Saleswhale Blog | 18 Min Read
In 2017, Todd Berkowitz from Gartner predicted the “death of the MQL”.
CMOs and demand generation leaders, are starting to look beyond MQLs (marketing qualified leads). They want to see attributable revenue generated from marketing programs.
At Saleswhale, we call marketing leaders like these 2.0 marketers.
Source: Hubspot, The Ultimate List of Marketing Statistics
It's now 2020. The profound shift from MQLs towards revenue, inextricably ties the fate of Marketing to Sales.
If you generate a ton of qualified leads, but Sales doesn’t follow-up with them and convert them into revenue -- then your marketing program essentially failed at ROI.
In a similar vein, if you spend lots of resources on generating content, but your content is not being consumed - i.e. a gated white paper you spent months on may only end up getting hundreds of life-time downloads - it’s going to get increasingly hard to justify content marketing efforts to executive stakeholders.

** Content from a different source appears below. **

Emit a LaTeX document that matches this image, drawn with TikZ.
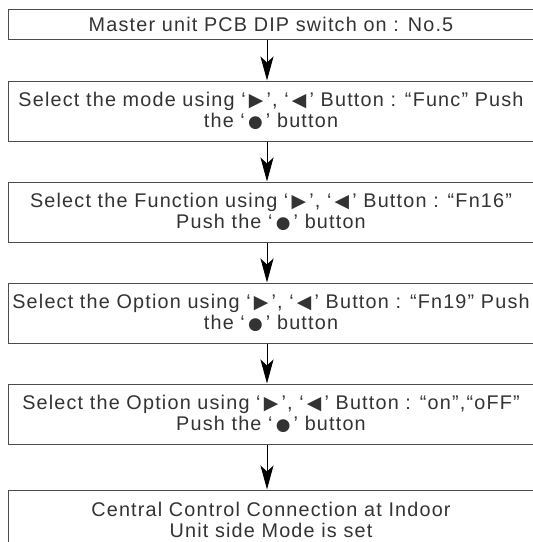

"I would get quarterly bonuses based upon bringing in a specific number of leads. I invested in programs that drove leads and I consistently blew past my number. Those leads weren’t turning into closed deals and my boss got replaced because he wasn’t hitting the growth numbers. I did a series of webinars, got massive attendance and drove further engagement through a single email nurture after the call. I easily hit my MQL goals, but these didn’t convert into new deals either. All of the top of the funnel activity wasn’t going to change that in the short run." - Todd Berkowitz, Research Vice President, Gartner
With that, let's discuss the 4 challenges that demand generation marketers face.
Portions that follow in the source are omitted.